The self-assembly and supramolecular engineering of porphyrins into ordered arrays have recently attracted much interest because of their promising application potential in molecular and electronic devices, spintronics, energy harvesting and storage, catalysis, and sensor development. We herein report the synthesis and supramolecular self-assembly study of a novel porphyrin molecule, 2Por-TAZ, in Langmuir and Langmuir−Blodgett films. The 2Por-TAZ molecule contains two porphyrin macrocycles attached to a triaminotriazine headgroup. Triaminotriazines are known to form a highly ordered linear supramolecular self-assembly through complementary hydrogen bonding with barbituric acid molecules at the air−water interface. Surface pressure−area isotherm measurements and polarized UV−vis absorption spectroscopic studies indicate that the 2Por-TAZ molecules adopted an edge-on orientation at the air−water interface.
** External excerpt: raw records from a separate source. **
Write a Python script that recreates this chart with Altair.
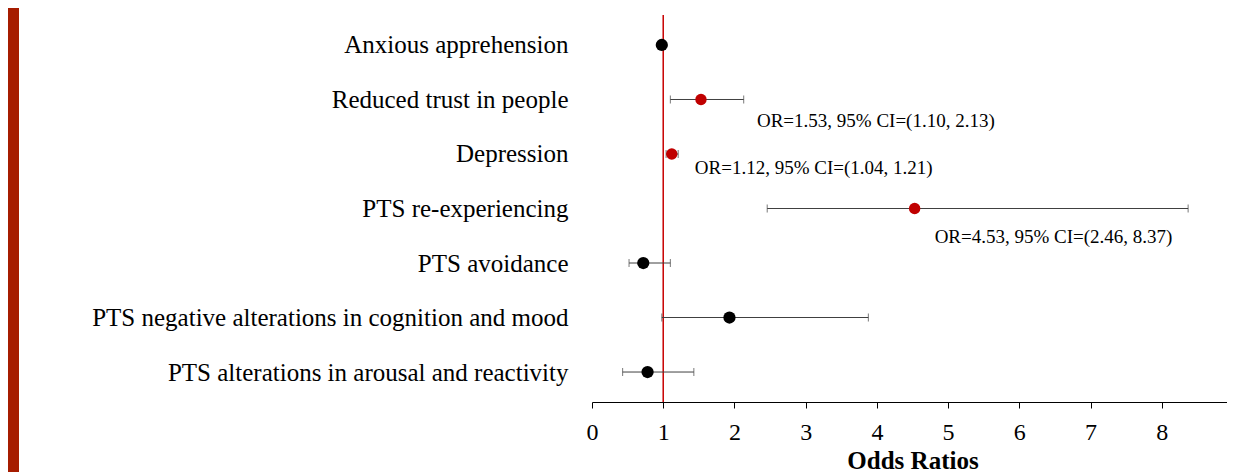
import altair as alt
import pandas as pd

# ---- data ----
labels = [
    "Anxious apprehension",
    "Reduced trust in people",
    "Depression",
    "PTS re-experiencing",
    "PTS avoidance\u00a0",
    "PTS negative alterations in cognition and mood",
    "PTS alterations in arousal and reactivity",
]
odds = [0.98, 1.53, 1.12, 4.53, 0.72, 1.93, 0.78]
ci_low = [0.95, 1.10, 1.04, 2.46, 0.52, 0.98, 0.43]
ci_high = [1.02, 2.13, 1.21, 8.37, 1.10, 3.88, 1.43]
significance = ["ns", "sig", "sig", "sig", "ns", "ns", "ns"]
x_ticks = [0, 1, 2, 3, 4, 5, 6, 7, 8, 9]
reference_or = [1]

df = pd.DataFrame({
    "label": labels,
    "odds": odds,
    "lo": ci_low,
    "hi": ci_high,
    "sig": significance,
})
df["note"] = [
    f"OR={o:.2f}, 95% CI=({l:.2f}, {h:.2f})" for o, l, h in zip(odds, ci_low, ci_high)
]
ref_df = pd.DataFrame({"ref": reference_or})

SERIF = "Liberation Serif"

x_scale = alt.Scale(domain=[0, 9], nice=False, zero=False)
y_scale = alt.Scale(type="point", domain=labels, padding=0.55)

x_enc = alt.X(
    "odds:Q",
    scale=x_scale,
    axis=alt.Axis(
        values=x_ticks,
        title="Odds Ratios",
        titleFont=SERIF,
        titleFontSize=25,
        titleFontWeight="bold",
        titleColor="#000000",
        titlePadding=4,
        labelFont=SERIF,
        labelFontSize=24,
        labelColor="#000000",
        labelPadding=12,
        labelFlush=False,
        labelOverlap=False,
        tickSize=6,
        tickColor="#000000",
        domainColor="#000000",
        grid=False,
        format="d",
    ),
)
y_enc = alt.Y(
    "label:N",
    scale=y_scale,
    sort=labels,
    axis=alt.Axis(
        title=None,
        domain=False,
        ticks=False,
        labelFont=SERIF,
        labelFontSize=25,
        labelColor="#000000",
        labelPadding=24,
        labelLimit=0,
        grid=False,
    ),
)

base = alt.Chart(df)

side_bar = alt.Chart(pd.DataFrame({"a": [0]})).mark_rect(color="#A61C00").encode(
    x=alt.value(-584), x2=alt.value(-573), y=alt.value(-7), y2=alt.value(470)
)

ref_line = alt.Chart(ref_df).mark_rule(color="#C80000", strokeWidth=1.5).encode(
    x=alt.X("ref:Q", scale=x_scale)
)

whiskers = base.mark_rule(color="#404040", strokeWidth=1).encode(
    x=alt.X("lo:Q", scale=x_scale), x2="hi:Q", y=y_enc
)
cap_lo = base.mark_tick(color="#404040", thickness=1, size=8, orient="vertical").encode(
    x=alt.X("lo:Q", scale=x_scale), y=y_enc
)
cap_hi = base.mark_tick(color="#404040", thickness=1, size=8, orient="vertical").encode(
    x=alt.X("hi:Q", scale=x_scale), y=y_enc
)

points = base.mark_point(filled=True, opacity=1).encode(
    x=x_enc,
    y=y_enc,
    color=alt.Color(
        "sig:N",
        scale=alt.Scale(domain=["sig", "ns"], range=["#C00000", "#000000"]),
        legend=None,
    ),
    size=alt.Size("sig:N", scale=alt.Scale(domain=["sig", "ns"], range=[130, 150]), legend=None),
)

note_style = {
    "Reduced trust in people": (56, 22),
    "Depression": (23, 14),
    "PTS re-experiencing": (20, 28),
}
notes = []
for lab, (dx, dy) in note_style.items():
    notes.append(
        base.transform_filter(alt.datum.label == lab)
        .mark_text(
            align="left", baseline="middle", dx=dx, dy=dy,
            font=SERIF, fontSize=19, color="#000000",
        )
        .encode(x=alt.X("odds:Q", scale=x_scale), y=y_enc, text="note:N")
    )

chart = (
    alt.layer(side_bar, ref_line, whiskers, cap_lo, cap_hi, points, *notes)
    .properties(
        width=641,
        height=387,
        autosize=alt.AutoSizeParams(type="none"),
        # negative right padding: the page edge cuts the axis just past 9
        padding={"left": 584, "top": 7, "right": -6, "bottom": 70},
        background="#ffffff",
    )
    .configure_view(stroke=None)
)

chart.save("out.html", embed_options={"renderer": "svg", "actions": False})
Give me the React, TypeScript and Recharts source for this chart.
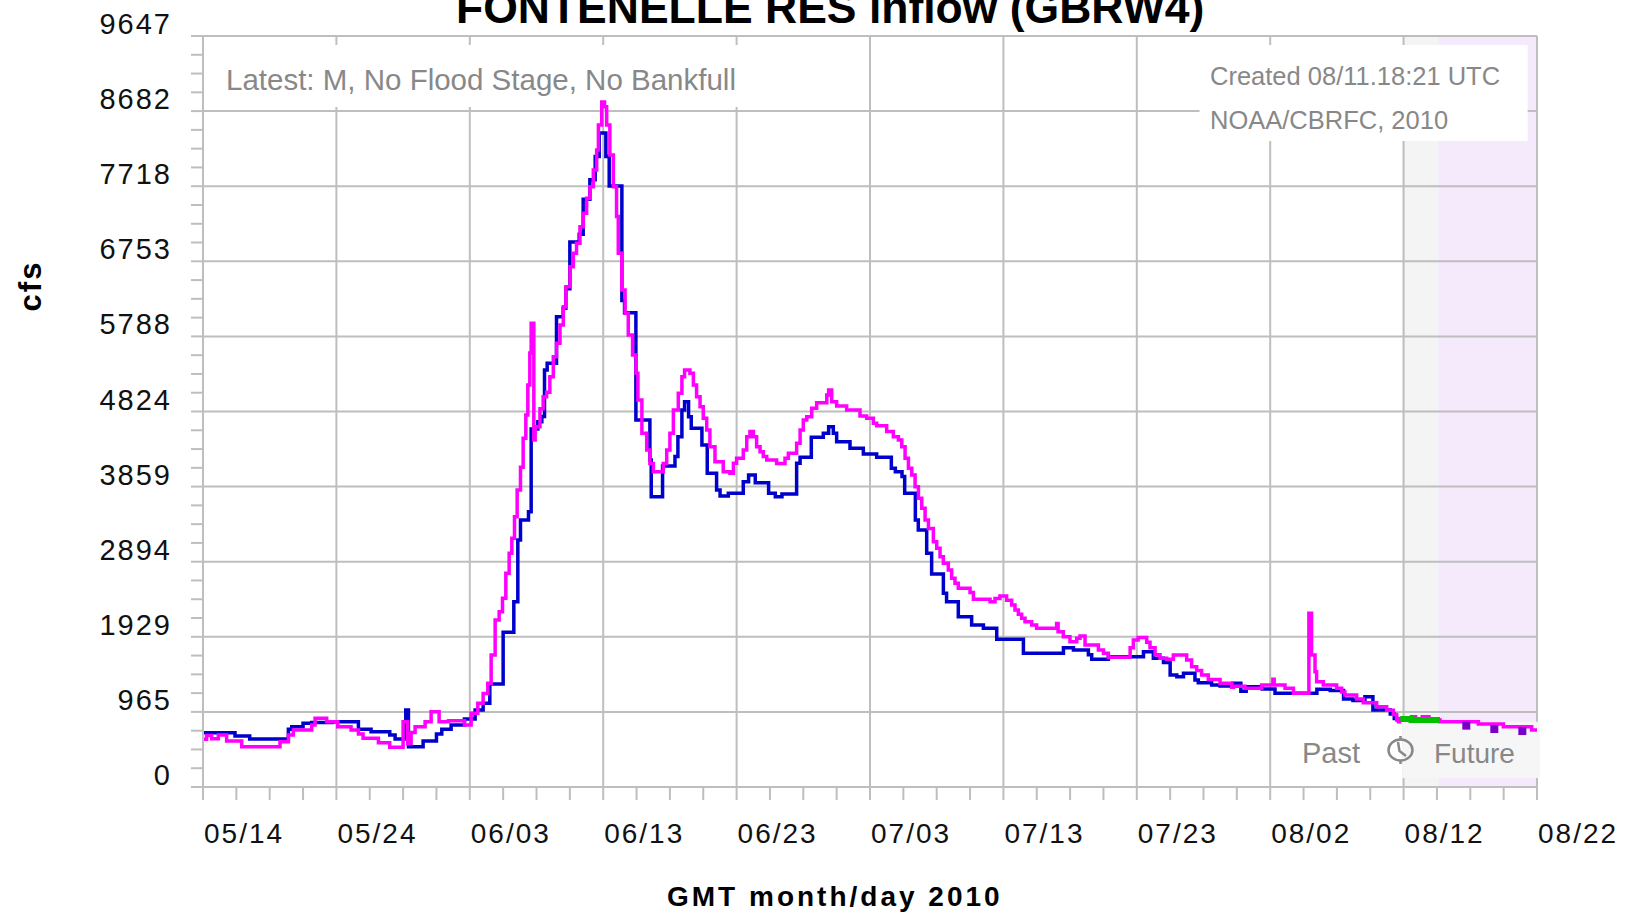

Polarized UV−vis absorption study also revealed that the 2Por-TAZ molecules formed linear supramolecular networks on pure water and barbituric acid subphase with porphyrin flat planes facing toward the compression direction. The binding of barbituric acid with 2Por-TAZ molecules was observed from the expansion of the Langmuir monolayer film. Compared to the transferred LB film from pure water subphase, both the UV−vis absorbance and fluorescence emission intensity of the LB film transferred from barbituric acid subphase increased significantly.